When Zuckerberg announced the subscription on his Facebook account, a user challenged him in the comments, saying it “really should just be part of the core product, the user should not have to pay for this.”
Zuckerberg’s response was, essentially, that supporting everyone would cost too much. “Verifying government IDs and providing direct access to customer support for millions or billions of people costs a significant amount of money. Subscription fees will cover this and will also pace how many people sign up so we’ll be able to ensure quality as we scale,” he wrote.

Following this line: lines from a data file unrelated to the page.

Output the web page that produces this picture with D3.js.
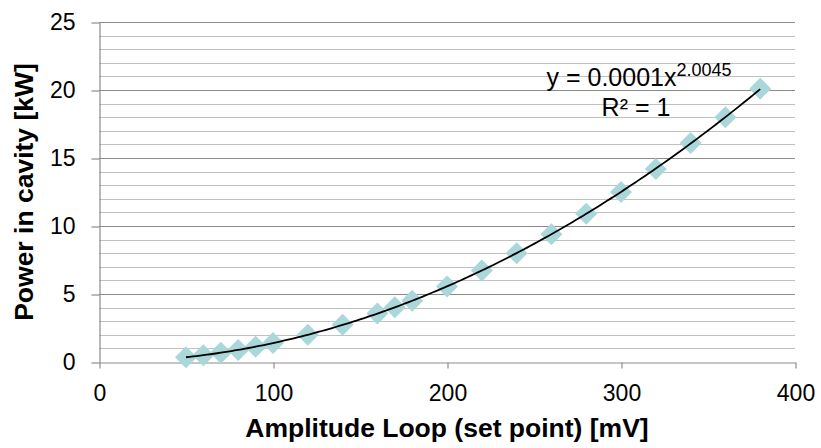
<!DOCTYPE html>
<html lang="en">

<head>
  <meta charset="UTF-8">
  <title>Power in cavity</title>
  <script src="https://d3js.org/d3.v7.min.js"></script>
  <style>
    body { margin: 0; background: #fff; }
    text { font-family: "Liberation Sans", Arial, sans-serif; fill: #000; }
  </style>
</head>

<body>
  <div id="my_dataviz"></div>
  <script>

    // data
    const amplitude = [50, 60, 70, 80, 90, 100, 120, 140, 160, 170, 180, 200, 220, 240, 260, 280, 300, 320, 340, 360, 380];
    const power = [0.35, 0.5, 0.68, 0.89, 1.13, 1.39, 2.0, 2.73, 3.56, 4.02, 4.5, 5.56, 6.73, 8.0, 9.4, 10.9, 12.5, 14.2, 16.1, 18.0, 20.1];
    const xTicks = [0, 100, 200, 300, 400];
    const yTicks = [0, 5, 10, 15, 20, 25];
    const yMinor = d3.range(0, 26, 1);

    const W = 821, H = 448;
    const plotLeft = 99, plotRight = 795, plotTop = 22, plotBottom = 362;

    const svg = d3.select("#my_dataviz")
      .append("svg")
      .attr("width", W)
      .attr("height", H);

    const x = d3.scaleLinear().domain([0, 400]).range([plotLeft, plotRight]);
    const y = d3.scaleLinear().domain([0, 25]).range([plotBottom, plotTop]);

    // minor gridlines
    svg.append("g")
      .selectAll("line")
      .data(yMinor.filter(d => d % 5 !== 0))
      .join("line")
      .attr("x1", plotLeft).attr("x2", plotRight)
      .attr("y1", d => Math.round(y(d)) + 0.5)
      .attr("y2", d => Math.round(y(d)) + 0.5)
      .attr("stroke", "#c0c0c0")
      .attr("stroke-width", 1);

    // major gridlines
    svg.append("g")
      .selectAll("line")
      .data(yTicks.filter(d => d > 0))
      .join("line")
      .attr("x1", plotLeft).attr("x2", plotRight)
      .attr("y1", d => Math.round(y(d)) + 0.5)
      .attr("y2", d => Math.round(y(d)) + 0.5)
      .attr("stroke", "#8c8c8c")
      .attr("stroke-width", 1.2);

    // Y axis
    const yAxis = svg.append("g")
      .attr("transform", `translate(${plotLeft + 0.5},0.5)`)
      .call(d3.axisLeft(y).tickValues(yTicks).tickSize(8).tickSizeOuter(0).tickPadding(16));
    yAxis.select(".domain").attr("stroke", "#8c8c8c").attr("stroke-width", 1.2);
    yAxis.selectAll(".tick line").attr("stroke", "#8c8c8c").attr("stroke-width", 1.2);
    yAxis.selectAll(".tick text")
      .attr("font-family", "Liberation Sans, Arial, sans-serif")
      .attr("font-size", 23)
      .attr("fill", "#000");

    // X axis
    const xAxis = svg.append("g")
      .attr("transform", `translate(0.5,${plotBottom + 0.5})`)
      .call(d3.axisBottom(x).tickValues(xTicks).tickSize(6).tickSizeOuter(0).tickPadding(16));
    xAxis.select(".domain").attr("stroke", "#8c8c8c").attr("stroke-width", 1.2);
    xAxis.selectAll(".tick line").attr("stroke", "#8c8c8c").attr("stroke-width", 1.2);
    xAxis.selectAll(".tick text")
      .attr("font-family", "Liberation Sans, Arial, sans-serif")
      .attr("font-size", 23)
      .attr("fill", "#000");

    // markers (diamonds)
    const r = 11;
    svg.append("g")
      .selectAll("path")
      .data(amplitude)
      .join("path")
      .attr("transform", (d, i) => `translate(${x(d)},${y(power[i])})`)
      .attr("d", `M0,${-r}L${r},0L0,${r}L${-r},0Z`)
      .attr("fill", "#a9d7da");

    // power trendline, fitted on log-log data
    const lx = amplitude.map(Math.log), ly = power.map(Math.log);
    const mx = d3.mean(lx), my = d3.mean(ly);
    const b = d3.sum(lx, (v, i) => (v - mx) * (ly[i] - my)) / d3.sum(lx, v => (v - mx) ** 2);
    const a = Math.exp(my - b * mx);
    const trend = d3.range(amplitude[0], amplitude[amplitude.length - 1] + 0.1, 2);
    svg.append("path")
      .datum(trend)
      .attr("fill", "none")
      .attr("stroke", "#000")
      .attr("stroke-width", 1.8)
      .attr("d", d3.line()
        .x(d => x(d))
        .y(d => y(a * Math.pow(d, b)))
      );

    // equation label
    const eq = svg.append("text")
      .attr("x", 639)
      .attr("y", 86)
      .attr("text-anchor", "middle")
      .attr("font-size", 25);
    eq.append("tspan").text("y = 0.0001x");
    eq.append("tspan").attr("dy", -10).attr("font-size", 18).text("2.0045");

    svg.append("text")
      .attr("x", 636)
      .attr("y", 116)
      .attr("text-anchor", "middle")
      .attr("font-size", 25)
      .text("R² = 1");

    // axis titles
    svg.append("text")
      .attr("x", (plotLeft + plotRight) / 2)
      .attr("y", 437)
      .attr("text-anchor", "middle")
      .attr("font-size", 26.5)
      .attr("font-weight", "bold")
      .text("Amplitude Loop (set point) [mV]");

    svg.append("text")
      .attr("transform", `translate(33,${(plotTop + plotBottom) / 2}) rotate(-90)`)
      .attr("text-anchor", "middle")
      .attr("font-size", 26.5)
      .attr("font-weight", "bold")
      .text("Power in cavity [kW]");

  </script>
</body>

</html>
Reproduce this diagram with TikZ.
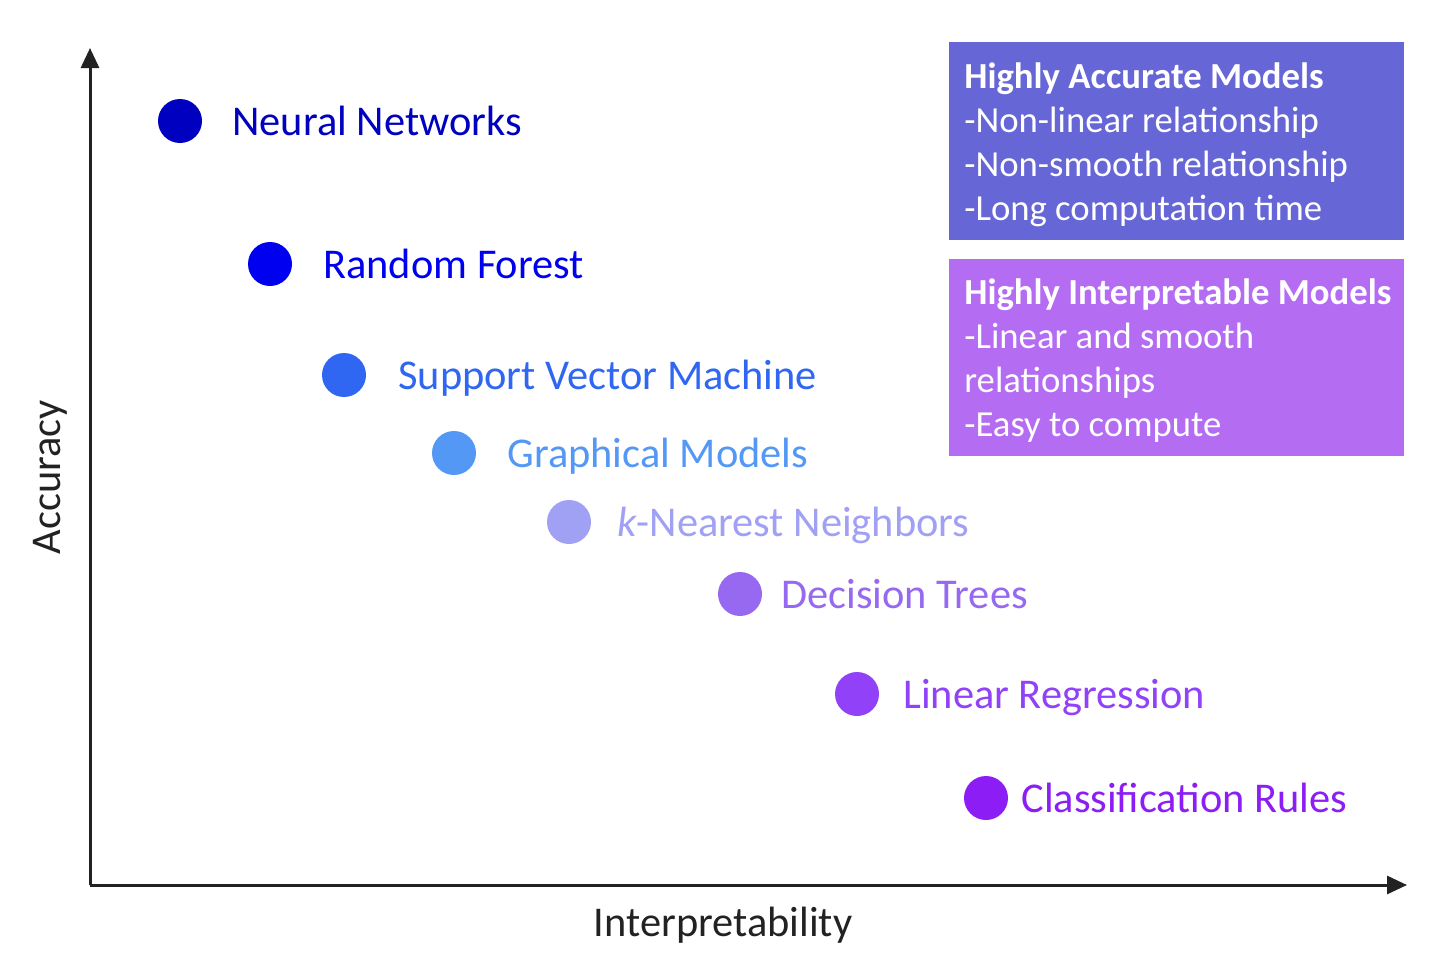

I don’t doubt that providing service at such a wide scale is a challenge, perhaps one no one has figured out before. But Facebook could be lessening the scale of its burden if it changed the design of its products to make them harder to hack, said Tobac, the security expert. “One of the reasons Facebook accounts are taken over so frequently is because so few users have the second step when they log in. They are easily phished or tricked,” she said. (You can, and should turn this on now here.)
Often, Facebook and Instagram users also have account problems because they run afoul of the company’s vague content-moderation standards. In one infamous example, Facebook for years cut off the accounts of drag performers just because the performance names listed on their pages didn’t match their real names. In another, Facebook shut down a gardening group for overuse of the word “hoe.”
“This seems to be monetization of their failure to enact meaningful and responsive content moderation,” said William Budington, a senior staff technologist at the Electronic Frontier Foundation.
These are Zuckerberg’s and Musk’s problems to solve, not ours. Meta’s net income last year was $23 billion, mostly made off our personal data. Protecting us is a cost of doing business.